All else equal, my international students (all non-Americans grouped into one category, if I disaggregated I might be giving away WHO particular students are) score 4.5 percentage points lower than their American counterparts, so this is at least a third of a grade lower. You can imagine how that impacts my course ratings. And for the key result, holding everything else constant, it appears that each missed class is correlated (note I did not say “causes”) with a 1.6 percentage point lower grade as compared to a student who did not miss that class. Thus, if you miss 6 classes you would expect to score about 10 percentage points lower in the course than someone who missed zero classes. So, if my typical good student misses zero classes and scores an 87%, then a typical non-attendee would score a 77% –> this is the difference between a B and a C. If you decide to mail it in and never come to class, then it seems to be that you have no statistical chance of passing – at best you would score a 55.2% for the course.

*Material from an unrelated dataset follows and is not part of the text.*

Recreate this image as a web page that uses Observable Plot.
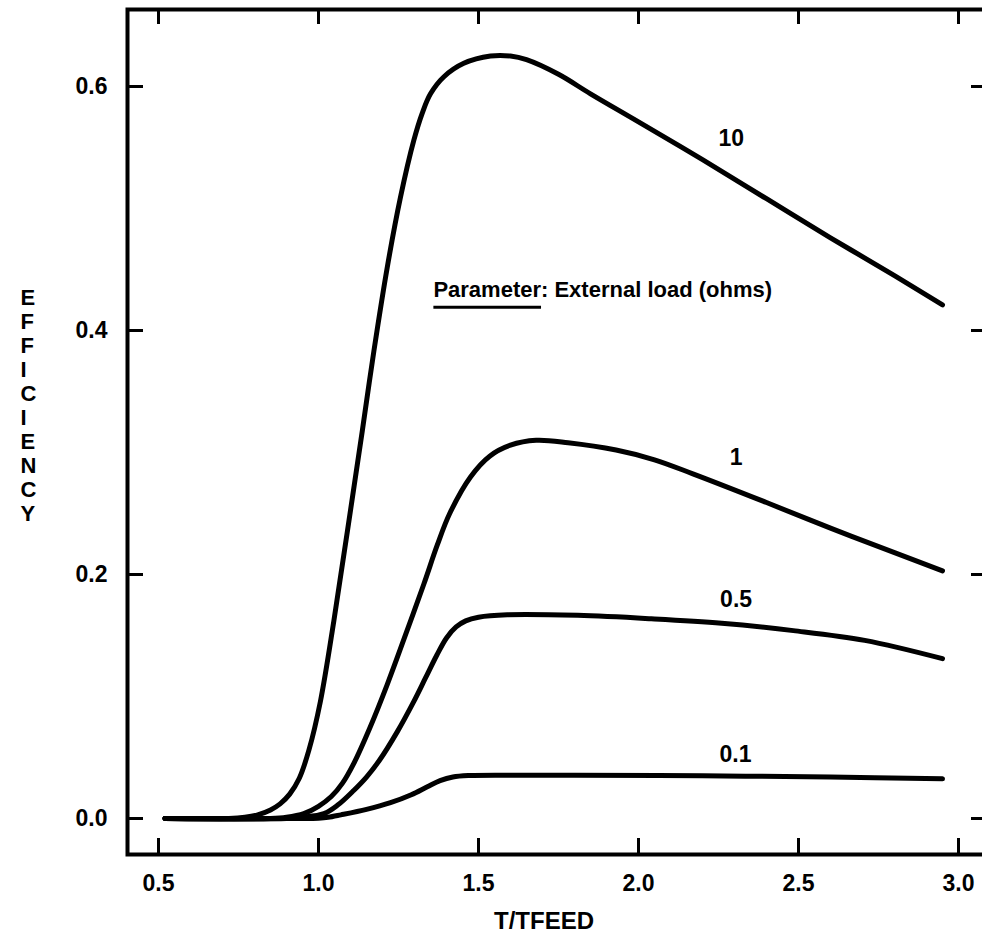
<!DOCTYPE html>
<html>
<head>
<meta charset="utf-8">
<script src="https://cdn.jsdelivr.net/npm/d3@7"></script>
<script src="https://cdn.jsdelivr.net/npm/@observablehq/plot@0.6"></script>
<style>
  html, body { margin: 0; padding: 0; background: #fff; }
  #chart { width: 982px; height: 943px; }
</style>
</head>
<body>
<div id="chart"></div>
<script>
// Axis ticks
const xTicks = [0.5, 1.0, 1.5, 2.0, 2.5, 3.0];
const yTicks = [0.0, 0.2, 0.4, 0.6];

// Efficiency vs. T/TFEED for each external load (ohms)
const t10   = [0.52, 0.72, 0.77, 0.81, 0.85, 0.88, 0.91, 0.94, 0.97, 1.006, 1.048, 1.09, 1.137, 1.173, 1.215, 1.256, 1.298, 1.324, 1.35, 1.392, 1.454, 1.5375, 1.60, 1.65, 1.75, 1.85, 2.0, 2.2, 2.4, 2.6, 2.8, 2.95];
const eff10 = [0.0, 0.0, 0.001, 0.003, 0.007, 0.012, 0.020, 0.033, 0.056, 0.096, 0.162, 0.235, 0.318, 0.383, 0.452, 0.509, 0.556, 0.578, 0.594, 0.608, 0.619, 0.625, 0.625, 0.622, 0.610, 0.594, 0.571, 0.540, 0.508, 0.476, 0.445, 0.421];

const t1    = [0.52, 0.85, 0.90, 0.954, 1.0, 1.04, 1.075, 1.11, 1.16, 1.215, 1.267, 1.329, 1.371, 1.41, 1.475, 1.535, 1.60, 1.68, 1.78, 1.93, 2.05, 2.17, 2.40, 2.60, 2.80, 2.95];
const eff1  = [0.0, 0.0, 0.001, 0.004, 0.010, 0.018, 0.029, 0.045, 0.074, 0.110, 0.147, 0.192, 0.224, 0.250, 0.280, 0.297, 0.306, 0.310, 0.308, 0.302, 0.294, 0.2825, 0.259, 0.238, 0.218, 0.203];

const t05   = [0.52, 0.90, 0.95, 1.017, 1.06, 1.11, 1.15, 1.19, 1.246, 1.298, 1.334, 1.37, 1.40, 1.43, 1.46, 1.50, 1.59, 1.81, 2.04, 2.26, 2.484, 2.707, 2.95];
const eff05 = [0.0, 0.0, 0.001, 0.004, 0.011, 0.023, 0.034, 0.0475, 0.071, 0.096, 0.115, 0.134, 0.148, 0.157, 0.162, 0.165, 0.167, 0.1665, 0.1637, 0.160, 0.154, 0.146, 0.131];

const t01   = [0.52, 0.95, 1.0, 1.03, 1.07, 1.15, 1.225, 1.29, 1.34, 1.38, 1.42, 1.47, 1.60, 1.80, 2.20, 2.60, 2.95];
const eff01 = [0.0, 0.0, 0.0003, 0.001, 0.003, 0.0075, 0.013, 0.0195, 0.026, 0.031, 0.034, 0.0352, 0.0355, 0.0355, 0.035, 0.034, 0.0325];

// Curve annotations
const loadNames = ["10", "1", "0.5", "0.1"];
const labelT    = [2.29, 2.305, 2.305, 2.303];
const labelEff  = [0.557, 0.296, 0.179, 0.052];

// Parameter note
const noteKey  = "Parameter";
const noteRest = ": External load (ohms)";
const noteT    = [1.359];
const noteEff  = [0.433];

const xLabel = "T/TFEED";
const yLabel = "EFFICIENCY";

const series = [
  {load: "10",  t: t10, eff: eff10},
  {load: "1",   t: t1,  eff: eff1},
  {load: "0.5", t: t05, eff: eff05},
  {load: "0.1", t: t01, eff: eff01}
];
const rows = series.flatMap(s => s.t.map((t, i) => ({load: s.load, t, eff: s.eff[i]})));
const labels = loadNames.map((name, i) => ({name, t: labelT[i], eff: labelEff[i]}));
const note = [{text: noteKey + noteRest, t: noteT[0], eff: noteEff[0]}];

const fmt = d3.format(".1f");

const svg = Plot.plot({
  width: 982,
  height: 943,
  marginLeft: 127,
  marginTop: 9,
  marginRight: -4,
  marginBottom: 89,
  style: {
    fontFamily: "'Liberation Sans', Arial, Helvetica, sans-serif",
    fontWeight: "bold",
    fontSize: "22px",
    color: "black",
    background: "white"
  },
  x: {domain: [0.5, 3.0], range: [158, 958]},
  y: {domain: [0.0, 0.6], range: [818, 86]},
  marks: [
    Plot.frame({stroke: "black", strokeWidth: 4}),
    // inward tick marks on all four sides
    Plot.axisX(xTicks, {anchor: "bottom", tickSize: 16, dy: -16, fill: "none", strokeWidth: 3, label: null}),
    Plot.axisX(xTicks, {anchor: "top", tickSize: 14, dy: 14, fill: "none", strokeWidth: 3, label: null}),
    Plot.axisY(yTicks, {anchor: "left", tickSize: 16, dx: 16, fill: "none", strokeWidth: 3, label: null}),
    Plot.axisY(yTicks, {anchor: "right", tickSize: 16, dx: -16, fill: "none", strokeWidth: 3, label: null}),
    // tick labels
    Plot.axisX(xTicks, {anchor: "bottom", tickSize: 0, tickPadding: 20, tickFormat: fmt, label: null, fontSize: 23}),
    Plot.axisY(yTicks, {anchor: "left", tickSize: 0, tickPadding: 20, tickFormat: fmt, label: null, fontSize: 23}),
    // axis titles
    Plot.text([xLabel], {frameAnchor: "bottom", dy: 74, dx: -13, text: d => d, fontSize: 24}),
    Plot.text([yLabel], {frameAnchor: "left", dx: -107, dy: -27, text: d => d.split("").join("\n"), lineHeight: 1.09, fontSize: 22}),
    // curves
    Plot.line(rows, {x: "t", y: "eff", z: "load", stroke: "black", strokeWidth: 5, curve: "catmull-rom", strokeLinecap: "round", strokeLinejoin: "round"}),
    Plot.text(labels, {x: "t", y: "eff", text: "name", fontSize: 23}),
    Plot.text(note, {x: "t", y: "eff", text: "text", textAnchor: "start", fontSize: 22})
  ]
});

document.getElementById("chart").appendChild(svg);

// underline the word "Parameter" in the note
d3.select(svg).selectAll("text")
  .filter(function() { return this.textContent === noteKey + noteRest; })
  .each(function() {
    const first = this.getExtentOfChar(0);
    const last = this.getExtentOfChar(noteKey.length - 1);
    const y = first.y + first.height + 5;
    d3.select(this.parentNode).append("line")
      .attr("transform", this.getAttribute("transform"))
      .attr("x1", first.x)
      .attr("x2", last.x + last.width)
      .attr("y1", y)
      .attr("y2", y)
      .attr("stroke", "black")
      .attr("stroke-width", 3);
  });
</script>
</body>
</html>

What is that missed class dummy? These are students for whom I do not have good data on, either because I think they missed a ton of classes, or that for the few times when I actively asked them about attendance I did not get an answer. And what the results show is that these students have a grade that is 10.2 percentage points lower than the students who I do have records on.
OK, so it appears that coming to class is a really big deal. But here is the problem in the above specification. You cannot say anything about whether missing classes actually causes or results in lower grades.
I am sorry if I am boring the economists who read me (not many do as I understand it), but for the benefit of others, let’s try to think why. Most important perhaps is that maybe the people who miss class are systematically different than the people who do not miss class. Suppose, for example, that poorer students are generally those who miss, while excellent students are generally those who come. Then the results above are totally meaningless! Because what those missed class variables are picking up is not the “productivity” effects of class, but actually the fact that the people who have missed class would score worse on the course even if they showed up every single time. It is still plausible that missing class matters in this setting, but you would have to play a few tricks to fix the problem. I do not want to go into that here, but one way to deal with the problem is to try to include a control in the regression that proxies for student ability. If the college would provide me with overall GPA for the college (if you read yesterday’s post you will learn that I do not put much stock in that) or better yet their SAT score, then I could include that as a control. If that were in the regression then you would likely see a strong positive relationship between SAT scores and Money and Banking grades, and you would read the result on missed class as something like, “controlling for inherent ability and other personal attributes, missing class is correlated with an ___ reduction in course performance per class missed.”
There are of course even fancier tools we can use, which amount to modeling out who and why people are missing classes and then making appropriate adjustments to the above regression. To understand this methodological problem perhaps turn the issue around on its head. From the results, would you be confident in the observation that, “hey, if you are a female, American student and you simply go to class, that means you should expect an 89% in the course (B+)? Of course you wouldn’t, so it has to be the case that we need to understand the implications of the above model a little bit better.